- [Requirements]: Up to and including the line containing "(bh) at (605,707)", please reproduce the lines of the listing below, starting from the top.

***** Data excerpt

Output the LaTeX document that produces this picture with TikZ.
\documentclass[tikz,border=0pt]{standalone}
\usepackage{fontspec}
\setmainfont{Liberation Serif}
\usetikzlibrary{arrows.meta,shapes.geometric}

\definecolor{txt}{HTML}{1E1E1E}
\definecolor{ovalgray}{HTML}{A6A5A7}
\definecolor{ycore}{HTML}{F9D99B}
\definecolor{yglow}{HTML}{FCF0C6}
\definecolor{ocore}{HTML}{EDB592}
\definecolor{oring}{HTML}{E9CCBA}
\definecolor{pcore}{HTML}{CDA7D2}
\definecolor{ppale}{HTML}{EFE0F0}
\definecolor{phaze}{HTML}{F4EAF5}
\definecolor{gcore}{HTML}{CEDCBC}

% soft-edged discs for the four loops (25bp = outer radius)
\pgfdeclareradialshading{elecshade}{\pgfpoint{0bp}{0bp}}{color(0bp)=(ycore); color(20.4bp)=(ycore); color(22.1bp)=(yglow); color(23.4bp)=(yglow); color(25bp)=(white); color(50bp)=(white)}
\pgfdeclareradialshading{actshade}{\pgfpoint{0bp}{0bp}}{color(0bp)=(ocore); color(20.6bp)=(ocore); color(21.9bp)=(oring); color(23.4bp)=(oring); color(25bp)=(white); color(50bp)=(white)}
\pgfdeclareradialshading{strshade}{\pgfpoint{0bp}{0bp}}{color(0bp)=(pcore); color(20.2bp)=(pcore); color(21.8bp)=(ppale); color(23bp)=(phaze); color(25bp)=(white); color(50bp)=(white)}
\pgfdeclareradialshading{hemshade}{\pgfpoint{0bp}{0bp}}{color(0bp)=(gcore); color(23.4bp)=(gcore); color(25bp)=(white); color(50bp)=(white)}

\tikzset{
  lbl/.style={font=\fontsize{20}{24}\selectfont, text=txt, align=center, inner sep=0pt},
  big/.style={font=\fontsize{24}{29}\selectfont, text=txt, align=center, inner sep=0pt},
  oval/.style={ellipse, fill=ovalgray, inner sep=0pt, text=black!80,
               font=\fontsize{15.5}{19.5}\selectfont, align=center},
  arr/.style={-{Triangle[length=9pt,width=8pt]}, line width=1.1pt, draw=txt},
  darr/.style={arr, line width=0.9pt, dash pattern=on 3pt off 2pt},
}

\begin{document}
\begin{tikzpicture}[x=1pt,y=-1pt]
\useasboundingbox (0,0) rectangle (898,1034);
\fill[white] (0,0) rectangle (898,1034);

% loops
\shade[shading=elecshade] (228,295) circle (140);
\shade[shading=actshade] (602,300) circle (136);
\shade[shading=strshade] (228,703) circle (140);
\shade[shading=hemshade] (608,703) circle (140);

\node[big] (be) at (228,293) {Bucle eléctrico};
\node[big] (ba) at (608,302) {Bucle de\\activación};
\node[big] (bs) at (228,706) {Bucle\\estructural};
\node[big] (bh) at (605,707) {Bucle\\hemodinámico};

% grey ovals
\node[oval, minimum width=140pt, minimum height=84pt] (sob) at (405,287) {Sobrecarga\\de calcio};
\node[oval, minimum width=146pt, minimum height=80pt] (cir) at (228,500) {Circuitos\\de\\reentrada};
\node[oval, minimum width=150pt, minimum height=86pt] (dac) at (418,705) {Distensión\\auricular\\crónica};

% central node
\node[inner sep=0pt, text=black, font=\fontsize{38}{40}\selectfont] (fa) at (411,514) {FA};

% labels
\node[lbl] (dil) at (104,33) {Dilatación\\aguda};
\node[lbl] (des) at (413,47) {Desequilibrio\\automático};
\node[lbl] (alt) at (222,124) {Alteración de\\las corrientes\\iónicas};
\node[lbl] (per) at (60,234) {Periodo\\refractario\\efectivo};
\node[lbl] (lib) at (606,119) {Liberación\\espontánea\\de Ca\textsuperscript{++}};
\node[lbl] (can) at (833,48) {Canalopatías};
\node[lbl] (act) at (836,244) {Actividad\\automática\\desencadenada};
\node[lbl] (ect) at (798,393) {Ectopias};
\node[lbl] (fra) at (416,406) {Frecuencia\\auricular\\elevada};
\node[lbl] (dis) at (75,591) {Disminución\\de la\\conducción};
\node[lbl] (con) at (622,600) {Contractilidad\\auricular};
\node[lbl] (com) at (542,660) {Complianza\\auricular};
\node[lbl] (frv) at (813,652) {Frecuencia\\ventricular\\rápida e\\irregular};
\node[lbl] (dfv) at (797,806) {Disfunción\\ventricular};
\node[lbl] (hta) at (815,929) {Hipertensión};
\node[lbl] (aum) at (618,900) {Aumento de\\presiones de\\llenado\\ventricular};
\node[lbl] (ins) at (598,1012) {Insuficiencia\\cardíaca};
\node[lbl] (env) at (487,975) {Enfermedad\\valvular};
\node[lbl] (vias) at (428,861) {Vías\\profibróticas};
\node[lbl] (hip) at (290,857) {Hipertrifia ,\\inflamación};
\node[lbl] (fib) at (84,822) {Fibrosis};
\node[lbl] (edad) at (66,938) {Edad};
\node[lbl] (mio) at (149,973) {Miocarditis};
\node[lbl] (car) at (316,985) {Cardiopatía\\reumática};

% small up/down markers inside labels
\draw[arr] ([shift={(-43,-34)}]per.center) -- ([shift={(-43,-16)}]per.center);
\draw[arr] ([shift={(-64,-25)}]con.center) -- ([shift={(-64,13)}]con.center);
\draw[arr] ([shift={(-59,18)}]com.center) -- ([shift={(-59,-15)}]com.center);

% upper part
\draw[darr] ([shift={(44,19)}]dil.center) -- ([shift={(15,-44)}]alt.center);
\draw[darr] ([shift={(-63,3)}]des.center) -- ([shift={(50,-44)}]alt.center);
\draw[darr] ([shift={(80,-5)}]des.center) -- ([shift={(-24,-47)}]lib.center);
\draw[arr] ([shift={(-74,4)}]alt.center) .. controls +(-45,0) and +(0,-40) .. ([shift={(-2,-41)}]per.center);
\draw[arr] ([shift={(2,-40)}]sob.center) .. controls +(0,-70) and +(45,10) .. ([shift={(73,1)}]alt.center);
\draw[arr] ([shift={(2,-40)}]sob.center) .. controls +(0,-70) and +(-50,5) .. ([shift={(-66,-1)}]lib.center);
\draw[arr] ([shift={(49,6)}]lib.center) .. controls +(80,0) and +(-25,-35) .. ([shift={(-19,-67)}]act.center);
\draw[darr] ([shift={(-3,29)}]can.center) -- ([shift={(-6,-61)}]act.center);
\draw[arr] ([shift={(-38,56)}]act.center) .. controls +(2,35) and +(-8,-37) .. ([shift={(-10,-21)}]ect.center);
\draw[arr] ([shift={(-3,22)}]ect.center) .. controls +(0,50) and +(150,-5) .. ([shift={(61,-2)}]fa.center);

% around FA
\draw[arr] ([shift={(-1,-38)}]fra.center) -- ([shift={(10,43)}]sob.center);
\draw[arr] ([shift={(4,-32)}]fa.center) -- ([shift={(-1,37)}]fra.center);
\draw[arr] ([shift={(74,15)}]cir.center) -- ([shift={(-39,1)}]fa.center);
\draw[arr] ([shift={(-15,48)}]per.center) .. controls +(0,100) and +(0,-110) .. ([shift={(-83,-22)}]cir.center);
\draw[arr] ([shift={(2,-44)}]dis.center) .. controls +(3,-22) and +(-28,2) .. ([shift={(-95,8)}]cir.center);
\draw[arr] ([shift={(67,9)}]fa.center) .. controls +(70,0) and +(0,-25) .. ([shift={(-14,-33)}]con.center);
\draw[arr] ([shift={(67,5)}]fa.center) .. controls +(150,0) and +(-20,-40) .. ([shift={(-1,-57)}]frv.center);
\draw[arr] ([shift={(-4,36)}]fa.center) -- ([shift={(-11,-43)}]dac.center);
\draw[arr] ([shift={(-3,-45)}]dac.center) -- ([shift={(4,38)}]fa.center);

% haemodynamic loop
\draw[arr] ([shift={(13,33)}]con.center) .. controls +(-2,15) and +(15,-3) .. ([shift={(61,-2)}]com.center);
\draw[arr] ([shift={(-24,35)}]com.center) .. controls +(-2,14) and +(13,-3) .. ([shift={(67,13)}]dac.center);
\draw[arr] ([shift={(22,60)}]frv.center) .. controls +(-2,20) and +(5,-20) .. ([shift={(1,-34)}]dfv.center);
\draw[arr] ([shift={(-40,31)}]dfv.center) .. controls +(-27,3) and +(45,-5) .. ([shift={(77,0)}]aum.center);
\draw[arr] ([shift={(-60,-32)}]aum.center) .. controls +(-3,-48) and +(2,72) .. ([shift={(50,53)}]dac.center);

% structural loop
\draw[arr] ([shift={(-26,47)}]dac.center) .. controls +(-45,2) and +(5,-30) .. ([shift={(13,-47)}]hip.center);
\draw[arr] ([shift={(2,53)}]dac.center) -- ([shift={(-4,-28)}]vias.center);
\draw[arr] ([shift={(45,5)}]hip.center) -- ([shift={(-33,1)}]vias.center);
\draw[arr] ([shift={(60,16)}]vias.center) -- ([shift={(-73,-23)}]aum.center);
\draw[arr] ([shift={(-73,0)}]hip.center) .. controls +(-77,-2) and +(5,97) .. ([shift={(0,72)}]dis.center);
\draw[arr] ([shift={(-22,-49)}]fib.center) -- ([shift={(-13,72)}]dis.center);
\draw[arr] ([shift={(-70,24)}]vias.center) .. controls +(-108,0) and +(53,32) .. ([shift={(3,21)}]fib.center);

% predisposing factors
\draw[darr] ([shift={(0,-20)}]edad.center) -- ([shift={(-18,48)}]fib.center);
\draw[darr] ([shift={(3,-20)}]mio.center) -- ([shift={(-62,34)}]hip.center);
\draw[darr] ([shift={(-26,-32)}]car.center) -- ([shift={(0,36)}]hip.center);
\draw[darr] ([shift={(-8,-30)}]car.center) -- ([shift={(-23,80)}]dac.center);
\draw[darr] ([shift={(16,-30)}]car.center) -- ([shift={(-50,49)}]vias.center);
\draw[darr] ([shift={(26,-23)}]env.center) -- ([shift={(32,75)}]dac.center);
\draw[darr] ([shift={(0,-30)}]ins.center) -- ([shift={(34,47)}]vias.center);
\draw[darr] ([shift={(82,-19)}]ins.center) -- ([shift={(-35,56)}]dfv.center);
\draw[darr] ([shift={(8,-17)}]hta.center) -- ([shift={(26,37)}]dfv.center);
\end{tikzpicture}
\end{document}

**********

- [Written answer]:
Output the LaTeX document that produces this picture with TikZ.
\documentclass[tikz,border=0pt]{standalone}
\usepackage{fontspec}
\setmainfont{Liberation Serif}
\usetikzlibrary{arrows.meta,shapes.geometric}

\definecolor{txt}{HTML}{1E1E1E}
\definecolor{ovalgray}{HTML}{A6A5A7}
\definecolor{ycore}{HTML}{F9D99B}
\definecolor{yglow}{HTML}{FCF0C6}
\definecolor{ocore}{HTML}{EDB592}
\definecolor{oring}{HTML}{E9CCBA}
\definecolor{pcore}{HTML}{CDA7D2}
\definecolor{ppale}{HTML}{EFE0F0}
\definecolor{phaze}{HTML}{F4EAF5}
\definecolor{gcore}{HTML}{CEDCBC}

% soft-edged discs for the four loops (25bp = outer radius)
\pgfdeclareradialshading{elecshade}{\pgfpoint{0bp}{0bp}}{color(0bp)=(ycore); color(20.4bp)=(ycore); color(22.1bp)=(yglow); color(23.4bp)=(yglow); color(25bp)=(white); color(50bp)=(white)}
\pgfdeclareradialshading{actshade}{\pgfpoint{0bp}{0bp}}{color(0bp)=(ocore); color(20.6bp)=(ocore); color(21.9bp)=(oring); color(23.4bp)=(oring); color(25bp)=(white); color(50bp)=(white)}
\pgfdeclareradialshading{strshade}{\pgfpoint{0bp}{0bp}}{color(0bp)=(pcore); color(20.2bp)=(pcore); color(21.8bp)=(ppale); color(23bp)=(phaze); color(25bp)=(white); color(50bp)=(white)}
\pgfdeclareradialshading{hemshade}{\pgfpoint{0bp}{0bp}}{color(0bp)=(gcore); color(23.4bp)=(gcore); color(25bp)=(white); color(50bp)=(white)}

\tikzset{
  lbl/.style={font=\fontsize{20}{24}\selectfont, text=txt, align=center, inner sep=0pt},
  big/.style={font=\fontsize{24}{29}\selectfont, text=txt, align=center, inner sep=0pt},
  oval/.style={ellipse, fill=ovalgray, inner sep=0pt, text=black!80,
               font=\fontsize{15.5}{19.5}\selectfont, align=center},
  arr/.style={-{Triangle[length=9pt,width=8pt]}, line width=1.1pt, draw=txt},
  darr/.style={arr, line width=0.9pt, dash pattern=on 3pt off 2pt},
}

\begin{document}
\begin{tikzpicture}[x=1pt,y=-1pt]
\useasboundingbox (0,0) rectangle (898,1034);
\fill[white] (0,0) rectangle (898,1034);

% loops
\shade[shading=elecshade] (228,295) circle (140);
\shade[shading=actshade] (602,300) circle (136);
\shade[shading=strshade] (228,703) circle (140);
\shade[shading=hemshade] (608,703) circle (140);

\node[big] (be) at (228,293) {Bucle eléctrico};
\node[big] (ba) at (608,302) {Bucle de\\activación};
\node[big] (bs) at (228,706) {Bucle\\estructural};
\node[big] (bh) at (605,707) {Bucle\\hemodinámico};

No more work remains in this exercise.